--- start of RECORDS PROVIDED ---

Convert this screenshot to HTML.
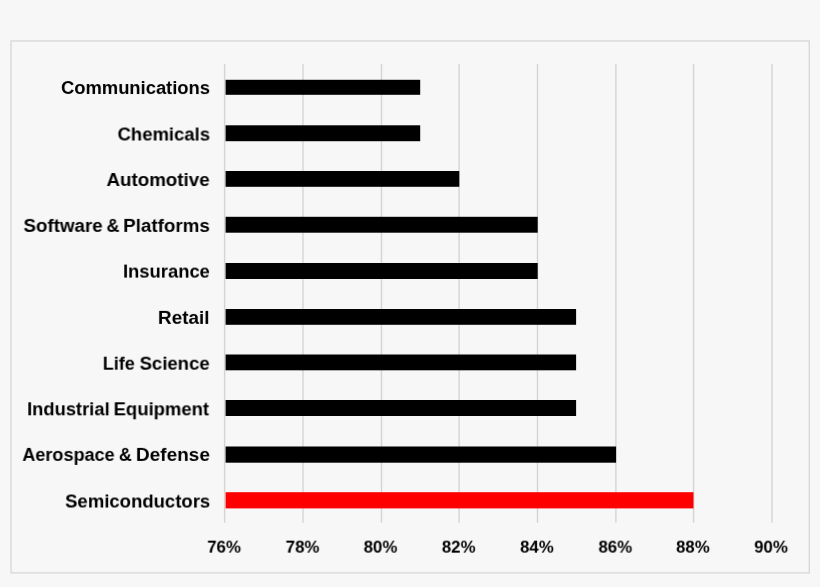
<!DOCTYPE html>
<html lang="en"><head><meta charset="utf-8"><title>Chart</title>
<style>
html,body{margin:0;padding:0}
body{width:820px;height:587px;background:#f7f7f7;position:relative;overflow:hidden;font-family:"Liberation Sans",Arial,sans-serif;font-weight:bold;color:#000}
svg{position:absolute;left:0;top:0}
.w,.t{position:absolute;left:0;top:0;white-space:nowrap;line-height:20px;height:20px;transform-origin:0 0;filter:blur(0.3px)}
.w{font-size:17.6px}
.t{font-size:15.7px}
</style></head><body>
<svg width="820" height="587" viewBox="0 0 820 587">
<rect x="11.05" y="40.95" width="798.25" height="531.95" fill="none" stroke="#d9d9d9" stroke-width="1.4"/>
<g stroke="#d4d4d4" stroke-width="1.4">
<line x1="224.60" y1="64" x2="224.60" y2="522.8"/>
<line x1="303.00" y1="64" x2="303.00" y2="522.8"/>
<line x1="381.50" y1="64" x2="381.50" y2="522.8"/>
<line x1="459.10" y1="64" x2="459.10" y2="522.8"/>
<line x1="537.50" y1="64" x2="537.50" y2="522.8"/>
<line x1="615.90" y1="64" x2="615.90" y2="522.8"/>
<line x1="693.60" y1="64" x2="693.60" y2="522.8"/>
<line x1="772.00" y1="64" x2="772.00" y2="522.8"/>
</g>
<rect x="225.6" y="79.80" width="194.60" height="15.00" fill="#000"/>
<rect x="225.6" y="125.30" width="194.60" height="15.90" fill="#000"/>
<rect x="225.6" y="171.00" width="233.70" height="15.80" fill="#000"/>
<rect x="225.6" y="216.80" width="312.10" height="15.90" fill="#000"/>
<rect x="225.6" y="263.00" width="312.10" height="16.00" fill="#000"/>
<rect x="225.6" y="309.00" width="350.50" height="15.80" fill="#000"/>
<rect x="225.6" y="354.50" width="350.50" height="15.80" fill="#000"/>
<rect x="225.6" y="400.00" width="350.50" height="16.00" fill="#000"/>
<rect x="225.6" y="446.50" width="390.50" height="16.20" fill="#000"/>
<rect x="225.6" y="492.20" width="467.90" height="16.20" fill="#fe0000"/>
</svg>
<span class="w" style="transform:translate(61.07px,78.00px) rotate(0.03deg) scaleX(1.0437)">Communications</span>
<span class="w" style="transform:translate(117.58px,124.50px) rotate(0.03deg) scaleX(1.0506)">Chemicals</span>
<span class="w" style="transform:translate(106.53px,170.00px) rotate(0.03deg) scaleX(1.0658)">Automotive</span>
<span class="w" style="transform:translate(23.49px,215.90px) rotate(0.03deg) scaleX(1.0665)">Software</span>
<span class="w" style="transform:translate(106.52px,215.90px) rotate(0.03deg) scaleX(1.0199)">&amp;</span>
<span class="w" style="transform:translate(123.21px,215.90px) rotate(0.03deg) scaleX(1.0678)">Platforms</span>
<span class="w" style="transform:translate(123.06px,261.60px) rotate(0.03deg) scaleX(1.0447)">Insurance</span>
<span class="w" style="transform:translate(157.95px,307.90px) rotate(0.03deg) scaleX(1.0768)">Retail</span>
<span class="w" style="transform:translate(102.78px,353.70px) rotate(0.03deg) scaleX(1.0230)">Life</span>
<span class="w" style="transform:translate(139.63px,353.70px) rotate(0.03deg) scaleX(1.0532)">Science</span>
<span class="w" style="transform:translate(27.17px,399.30px) rotate(0.03deg) scaleX(1.0418)">Industrial</span>
<span class="w" style="transform:translate(113.62px,399.30px) rotate(0.03deg) scaleX(1.0509)">Equipment</span>
<span class="w" style="transform:translate(22.36px,444.90px) rotate(0.03deg) scaleX(1.0262)">Aerospace</span>
<span class="w" style="transform:translate(118.87px,444.90px) rotate(0.03deg) scaleX(1.0174)">&amp;</span>
<span class="w" style="transform:translate(135.93px,444.90px) rotate(0.03deg) scaleX(1.0804)">Defense</span>
<span class="w" style="transform:translate(65.14px,491.50px) rotate(0.03deg) scaleX(1.0532)">Semiconductors</span>
<span class="t" style="transform:translate(207.27px,537.66px) rotate(0.03deg) scaleX(1.0740)">76%</span>
<span class="t" style="transform:translate(285.66px,537.66px) rotate(0.03deg) scaleX(1.0757)">78%</span>
<span class="t" style="transform:translate(363.68px,537.66px) rotate(0.03deg) scaleX(1.0724)">80%</span>
<span class="t" style="transform:translate(441.86px,537.66px) rotate(0.03deg) scaleX(1.0719)">82%</span>
<span class="t" style="transform:translate(520.11px,537.66px) rotate(0.03deg) scaleX(1.0701)">84%</span>
<span class="t" style="transform:translate(598.51px,537.66px) rotate(0.03deg) scaleX(1.0715)">86%</span>
<span class="t" style="transform:translate(676.11px,537.66px) rotate(0.03deg) scaleX(1.0701)">88%</span>
<span class="t" style="transform:translate(754.22px,537.66px) rotate(0.03deg) scaleX(1.0741)">90%</span>
</body></html>
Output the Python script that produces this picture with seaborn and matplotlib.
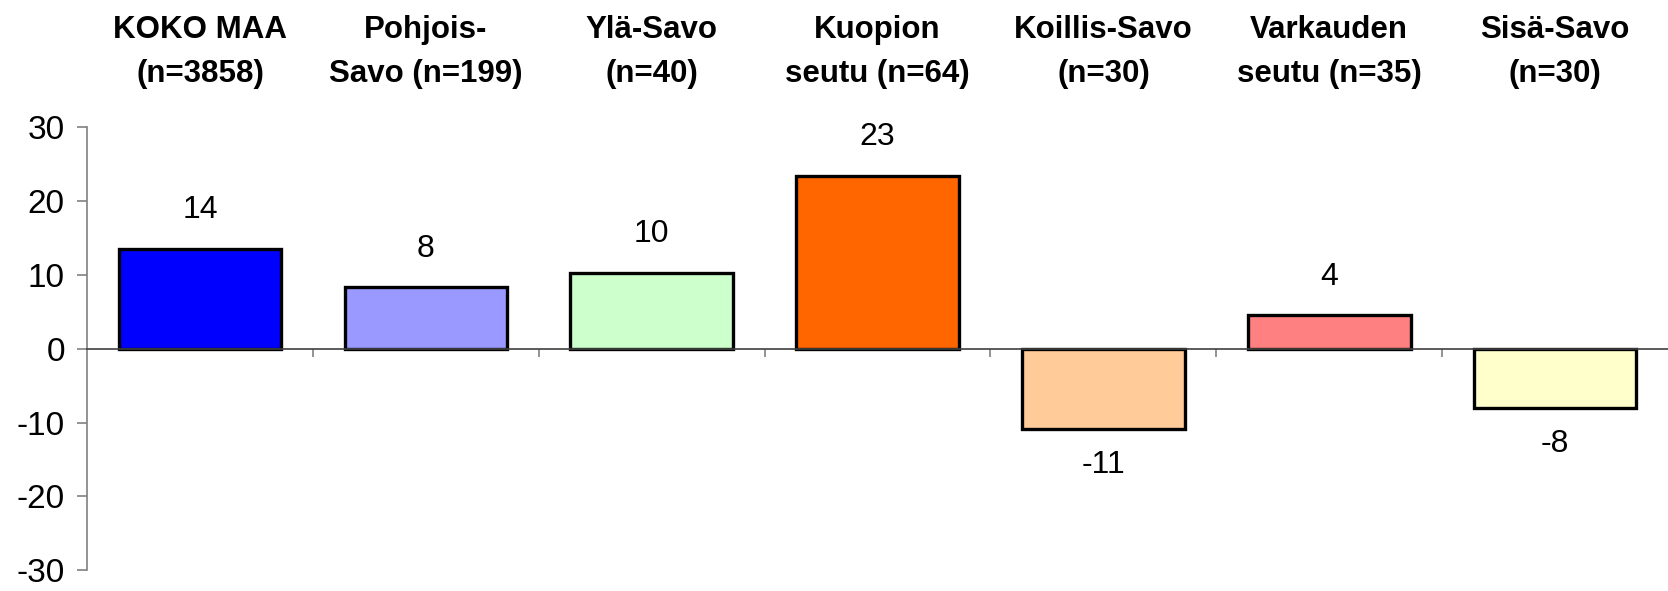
import matplotlib
matplotlib.use('Agg')
import matplotlib.pyplot as plt
import matplotlib.transforms as mtransforms
import seaborn as sns
import pandas as pd

# chart data
regions = ['KOKO MAA\n(n=3858)', 'Pohjois-\nSavo (n=199)', 'Ylä-Savo\n(n=40)',
           'Kuopion\nseutu (n=64)', 'Koillis-Savo\n(n=30)', 'Varkauden\nseutu (n=35)',
           'Sisä-Savo\n(n=30)']
values = [13.5, 8.3, 10.3, 23.4, -10.9, 4.5, -8.0]
value_labels = ['14', '8', '10', '23', '-11', '4', '-8']
colors = ['#0000FF', '#9999FF', '#CCFFCC', '#FF6600', '#FFCC99', '#FF8080', '#FFFFCC']
yticks = [-30, -20, -10, 0, 10, 20, 30]

df = pd.DataFrame({'region': regions, 'value': values})

sns.set_style('white')
plt.rcParams['font.family'] = ['Liberation Sans', 'DejaVu Sans']
plt.rcParams['text.color'] = 'black'
plt.rcParams['ytick.labelcolor'] = 'black'

fig = plt.figure(figsize=(16.68, 5.91), dpi=100)
ax = fig.add_axes([0.0522, 0.035, 0.9478, 0.75])

sns.barplot(data=df, x='region', y='value', hue='region', palette=colors,
            legend=False, width=0.72, edgecolor='black', linewidth=2.4,
            saturation=1, ax=ax)

ax.set_xlim(-0.5, len(regions) - 0.5)
ax.set_ylim(-30, 30)
ax.set_yticks(yticks)
ax.set_yticklabels([str(t) for t in yticks], fontsize=24, color='black')
ax.set_xlabel('')
ax.set_ylabel('')

# axis lines
for s in ['top', 'right']:
    ax.spines[s].set_visible(False)
ax.spines['left'].set_color('#808080')
ax.spines['left'].set_linewidth(1.2)
ax.spines['bottom'].set_position(('data', 0))
ax.spines['bottom'].set_color('#404040')
ax.spines['bottom'].set_linewidth(1.2)
ax.tick_params(axis='y', direction='out', length=7, width=1.2, color='#808080',
               pad=9, left=True)

# x ticks at category boundaries, no labels at the bottom
ax.set_xticks([i + 0.5 for i in range(len(regions) - 1)])
ax.set_xticklabels([])
ax.tick_params(axis='x', direction='out', length=6, width=1.2, color='#808080',
               bottom=True)

# category labels at the top
trans = mtransforms.blended_transform_factory(ax.transData, fig.transFigure)
for i, name in enumerate(regions):
    ax.text(i, 0.912, name, transform=trans, ha='center', va='center',
            fontsize=22.5, fontweight='bold', linespacing=1.62)

# value labels
for i, (v, lab) in enumerate(zip(values, value_labels)):
    if v >= 0:
        ax.annotate(lab, (i, v), xytext=(0, 17), textcoords='offset points',
                    ha='center', va='bottom', fontsize=23)
    else:
        ax.annotate(lab, (i, v), xytext=(0, -15), textcoords='offset points',
                    ha='center', va='top', fontsize=23)

fig.savefig('out.png', dpi=100)
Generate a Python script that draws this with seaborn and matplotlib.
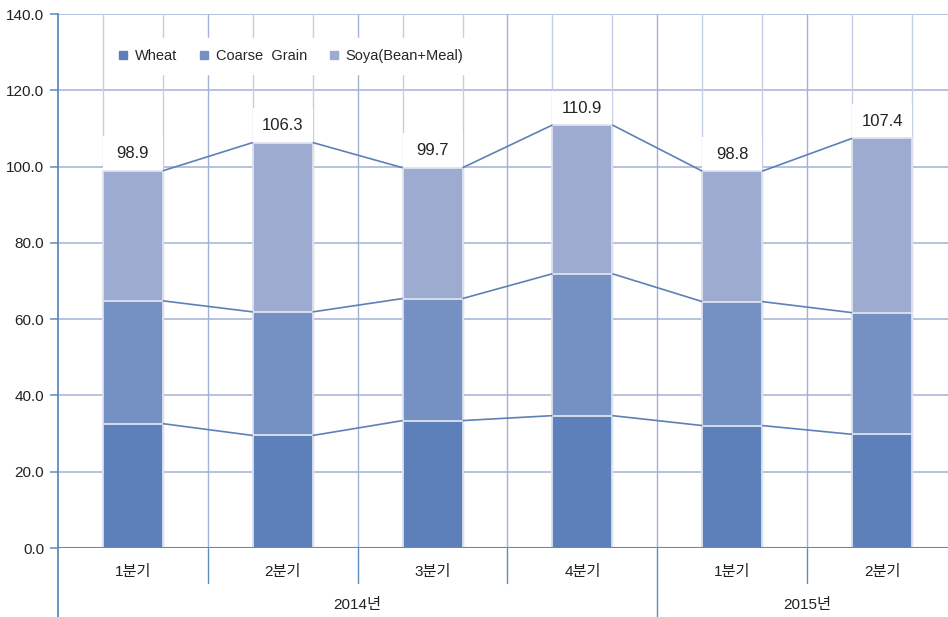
import matplotlib
matplotlib.use("Agg")
import matplotlib.pyplot as plt
import seaborn as sns
import pandas as pd
import numpy as np
from matplotlib.patches import Rectangle
from matplotlib.lines import Line2D
import matplotlib.transforms as mtransforms

# ---- data ----
periods = ["2014-Q1", "2014-Q2", "2014-Q3", "2014-Q4", "2015-Q1", "2015-Q2"]
quarter_labels = ["1분기", "2분기", "3분기", "4분기", "1분기", "2분기"]
years = ["2014년", "2015년"]
year_spans = [(0, 3), (4, 5)]
wheat = [32.6, 29.5, 33.4, 34.7, 32.1, 29.8]
coarse = [32.2, 32.4, 32.0, 37.2, 32.5, 31.9]
soya = [34.1, 44.4, 34.3, 39.0, 34.2, 45.7]
totals = [98.9, 106.3, 99.7, 110.9, 98.8, 107.4]
series_names = ["Wheat", "Coarse  Grain", "Soya(Bean+Meal)"]
yticks = [0, 20, 40, 60, 80, 100, 120, 140]

c_wheat = "#5e80ba"
c_coarse = "#7590c3"
c_soya = "#9cabcf"
grid_c = "#a3b3d6"
axis_c = "#5b8dba"

sns.set_theme(style="white")
plt.rcParams["font.family"] = ["Liberation Sans", "Noto Sans CJK KR", "DejaVu Sans"]

fig = plt.figure(figsize=(9.48, 6.17), dpi=100)
ax = fig.add_axes([58 / 948, (617 - 548) / 617, 899 / 948, 534 / 617])

df = pd.DataFrame({"period": periods, "wheat": wheat, "coarse": coarse, "soya": soya})
df["cum1"] = df["wheat"]
df["cum2"] = df["wheat"] + df["coarse"]
df["cum3"] = df["cum2"] + df["soya"]

bw = 0.4
for col, c in [("cum3", c_soya), ("cum2", c_coarse), ("cum1", c_wheat)]:
    sns.barplot(data=df, x="period", y=col, order=periods, color=c, width=bw,
                saturation=1, edgecolor="#dde3ef", linewidth=1.3, ax=ax, zorder=3)

ax.set_xlim(-0.5, 5.5)
ax.set_ylim(0, 140)

# gridlines
for y in yticks:
    ax.axhline(y, color=grid_c, lw=1.1, zorder=0)
for i in range(len(periods)):
    ax.axvline(i - bw / 2, color="#c3cde3", lw=1.0, zorder=0)
    ax.axvline(i + bw / 2, color="#c3cde3", lw=1.0, zorder=0)
    if i < len(periods) - 1:
        ax.axvline(i + 0.5, color=grid_c, lw=1.0, zorder=0)

# connector lines between bars
for col in ["cum1", "cum2", "cum3"]:
    v = df[col].values
    for i in range(len(v) - 1):
        ax.plot([i + bw / 2, i + 1 - bw / 2], [v[i], v[i + 1]], color="#5f80b6",
                lw=1.2, zorder=4, solid_capstyle="butt")

# total labels with white boxes
for i, t in enumerate(totals):
    ax.add_patch(Rectangle((i - bw / 2, t), bw, 9.0, facecolor="white",
                           edgecolor="none", zorder=2))
    ax.text(i, t + 4.4, f"{t:.1f}", ha="center", va="center", fontsize=12,
            color="#222222", zorder=5)

# axes styling
for s in ["top", "right", "bottom"]:
    ax.spines[s].set_visible(False)
ax.spines["left"].set_color(axis_c)
ax.spines["left"].set_linewidth(1.3)
ax.axhline(0, color=axis_c, lw=1.5, zorder=6)
ax.set_yticks(yticks)
ax.set_yticklabels([f"{y:.1f}" for y in yticks], fontsize=11, color="#222222")
ax.tick_params(axis="y", length=6, width=1.1, color=axis_c, pad=4, left=True)
ax.set_xticks(range(len(periods)))
ax.set_xticklabels(quarter_labels, fontsize=11, color="#222222")
ax.tick_params(axis="x", length=0, pad=12)
ax.set_xlabel("")
ax.set_ylabel("")

# lower separators & year labels
trans = mtransforms.blended_transform_factory(ax.transData, ax.transAxes)
ybot1 = -35 / 534
ybot2 = -75 / 534
for b in [0.5, 1.5, 2.5, 4.5]:
    ax.add_line(Line2D([b, b], [0, ybot1], transform=trans, color=axis_c,
                       lw=1.0, clip_on=False))
ax.add_line(Line2D([3.5, 3.5], [0, ybot2], transform=trans, color=axis_c,
                   lw=1.0, clip_on=False))
ax.add_line(Line2D([-0.5, -0.5], [0, ybot2], transform=trans, color=axis_c,
                   lw=1.3, clip_on=False))
for name, (a, b) in zip(years, year_spans):
    ax.text((a + b) / 2, -57 / 534, name, transform=trans, ha="center",
            va="center", fontsize=11, color="#222222")

# legend
handles = [Line2D([0], [0], marker="s", ls="none", markersize=6,
                  markerfacecolor=c, markeredgecolor=c)
           for c in [c_wheat, c_coarse, c_soya]]
leg = ax.legend(handles, series_names, loc="upper left",
                bbox_to_anchor=(0.045, 0.968), ncol=3, frameon=True,
                fontsize=10.5, handletextpad=0.35, columnspacing=1.4,
                borderpad=0.75, handlelength=0.9, fancybox=False)
leg.get_frame().set_facecolor("white")
leg.get_frame().set_edgecolor("white")
leg.get_frame().set_alpha(1)
leg.set_zorder(7)

fig.savefig("out.png", dpi=100)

--- end of RECORDS PROVIDED ---

### THE REQUEST
Report all lines of the data above that include the string "script".

### PROBLEM SOLUTION
Output the Python script that produces this picture with seaborn and matplotlib.
Generate a Python script that draws this with seaborn and matplotlib.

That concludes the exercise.